_Problem details_
Lines that contain the string "this" are to be copied; leave out all others.

=== Extracted data ===

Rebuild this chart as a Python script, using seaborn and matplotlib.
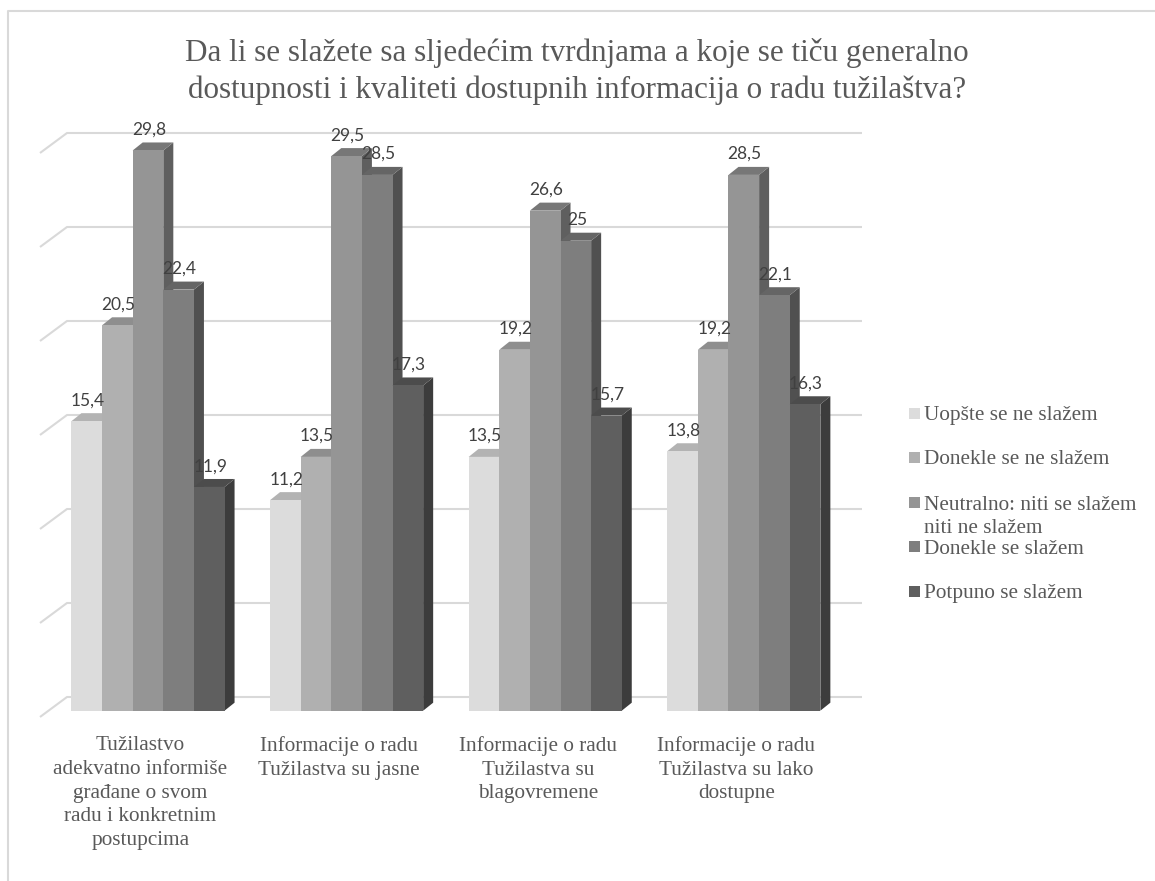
import matplotlib
matplotlib.use("Agg")
import matplotlib.pyplot as plt
from matplotlib.lines import Line2D
from matplotlib.patches import Polygon, Rectangle
import pandas as pd
import seaborn as sns

categories = [
    "Tužilastvo\nadekvatno informiše\ngrađane o svom\nradu i konkretnim\npostupcima",
    "Informacije o radu\nTužilastva su jasne",
    "Informacije o radu\nTužilastva su\nblagovremene",
    "Informacije o radu\nTužilastva su lako\ndostupne",
]
answers = [
    "Uopšte se ne slažem",
    "Donekle se ne slažem",
    "Neutralno: niti se slažem\nniti ne slažem",
    "Donekle se slažem",
    "Potpuno se slažem",
]
uopste = [15.4, 11.2, 13.5, 13.8]
donekle_ne = [20.5, 13.5, 19.2, 19.2]
neutralno = [29.8, 29.5, 26.6, 28.5]
donekle_da = [22.4, 28.5, 25, 22.1]
potpuno = [11.9, 17.3, 15.7, 16.3]
grid_values = [0, 5, 10, 15, 20, 25, 30]

title = ("Da li se slažete sa sljedećim tvrdnjama a koje se tiču generalno\n"
         "dostupnosti i kvaliteti dostupnih informacija o radu tužilaštva?")

front_colors = ["#dcdcdc", "#b0b0b0", "#959595", "#7e7e7e", "#5f5f5f"]
top_colors = ["#b3b3b3", "#8e8e8e", "#777777", "#656565", "#4c4c4c"]
side_colors = ["#8c8c8c", "#707070", "#5f5f5f", "#505050", "#3c3c3c"]

W, H = 1155, 881
# pixel position of the value axis / category axis
X0, PX_PER_CAT = 148.0, 198.6
Y0, PX_PER_UNIT = 710.7, 18.8

df = pd.DataFrame({
    "kategorija": categories * 5,
    "odgovor": [a for a in answers for _ in categories],
    "procenat": uopste + donekle_ne + neutralno + donekle_da + potpuno,
})

sns.set_theme(style="white")
plt.rcParams["font.family"] = ["Liberation Serif", "DejaVu Serif"]

fig = plt.figure(figsize=(W / 100, H / 100), dpi=100, facecolor="white")
ax = fig.add_axes([0, 0, 1, 1])

sns.barplot(data=df, x="kategorija", y="procenat", hue="odgovor", order=categories,
            hue_order=answers, palette=front_colors, width=0.771, gap=0,
            saturation=1, legend=False, ax=ax, linewidth=0)

ax.set_xlim((0 - X0) / PX_PER_CAT, (W - X0) / PX_PER_CAT)
ax.set_ylim((Y0 - H) / PX_PER_UNIT, Y0 / PX_PER_UNIT)
ax.axis("off")

# depth of the bars and of the back wall, in data units
bar_dx, bar_dy = 10 / PX_PER_CAT, 8 / PX_PER_UNIT
wall_dy = 13.7 / PX_PER_UNIT
wall_left, wall_right = (67 - X0) / PX_PER_CAT, (862 - X0) / PX_PER_CAT
diag_left = (40 - X0) / PX_PER_CAT
diag_dy = 20 / PX_PER_UNIT

# back wall
for v in grid_values:
    ax.plot([diag_left, wall_left, wall_right],
            [v + wall_dy - diag_dy, v + wall_dy, v + wall_dy],
            color="#d9d9d9", lw=1.5, zorder=0.5, solid_capstyle="butt")

# 3d faces, left to right so that each bar covers the side of the previous one
bars = []
for i, cont in enumerate(ax.containers):
    for bar in cont:
        bars.append((bar.get_x(), i, bar))
bars.sort(key=lambda t: t[0])

z = 2
for x, i, bar in bars:
    w, h = bar.get_width(), bar.get_height()
    side = Polygon([(x + w, 0), (x + w + bar_dx, bar_dy), (x + w + bar_dx, h + bar_dy), (x + w, h)],
                   closed=True, facecolor=side_colors[i], edgecolor="none", zorder=z)
    top = Polygon([(x, h), (x + bar_dx, h + bar_dy), (x + w + bar_dx, h + bar_dy), (x + w, h)],
                  closed=True, facecolor=top_colors[i], edgecolor="none", zorder=z)
    ax.add_patch(side)
    ax.add_patch(top)
    bar.set_zorder(z + 0.5)
    z += 1

# data labels
for x, i, bar in bars:
    lab = f"{bar.get_height():g}".replace(".", ",")
    ax.annotate(lab, (x + bar.get_width() / 2, bar.get_height()), xytext=(0.7, 15),
                textcoords="offset points", ha="center", va="center",
                fontsize=12.5, color="#404040", family=["Lato", "DejaVu Sans"], zorder=100)

# category labels, they sit a bit left of the bar groups
for k, cat in enumerate(categories):
    ax.text(k - 7.5 / PX_PER_CAT, (Y0 - 736) / PX_PER_UNIT, cat, ha="center", va="top",
            fontsize=15.3, color="#595959", linespacing=1.34, zorder=100)

# title
fig.text(577 / W, 1 - 71.5 / H, title, ha="center", va="center", fontsize=22.4,
         color="#595959", linespacing=1.3)

# legend
legend_y = [415.5, 459.5, 517, 549, 593.5]
key_y = [413, 457, 502, 546.5, 591]
for name, col, ly, ky in zip(answers, front_colors, legend_y, key_y):
    fig.add_artist(Rectangle((909 / W, 1 - (ky + 5.5) / H), 11 / W, 11 / H,
                             transform=fig.transFigure, facecolor=col, edgecolor="none"))
    fig.text(924 / W, 1 - ly / H, name, ha="left", va="center", fontsize=15.3,
             color="#595959", linespacing=1.25)

# chart border, only top and left are inside the picture
fig.add_artist(Line2D([7.5 / W, 7.5 / W, 1], [0, 1 - 10.5 / H, 1 - 10.5 / H],
                      transform=fig.transFigure, color="#d9d9d9", lw=1.5))

fig.savefig("out.png", dpi=100)
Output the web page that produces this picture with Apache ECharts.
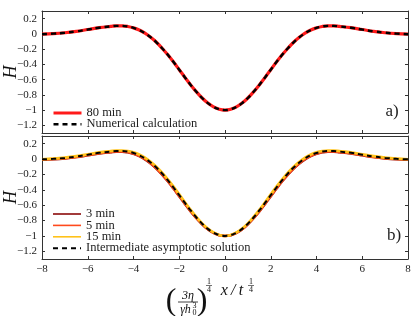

===

_Written answer_
Rebuild this chart as a Python script, using seaborn and matplotlib.
Output the web page that produces this picture with Apache ECharts.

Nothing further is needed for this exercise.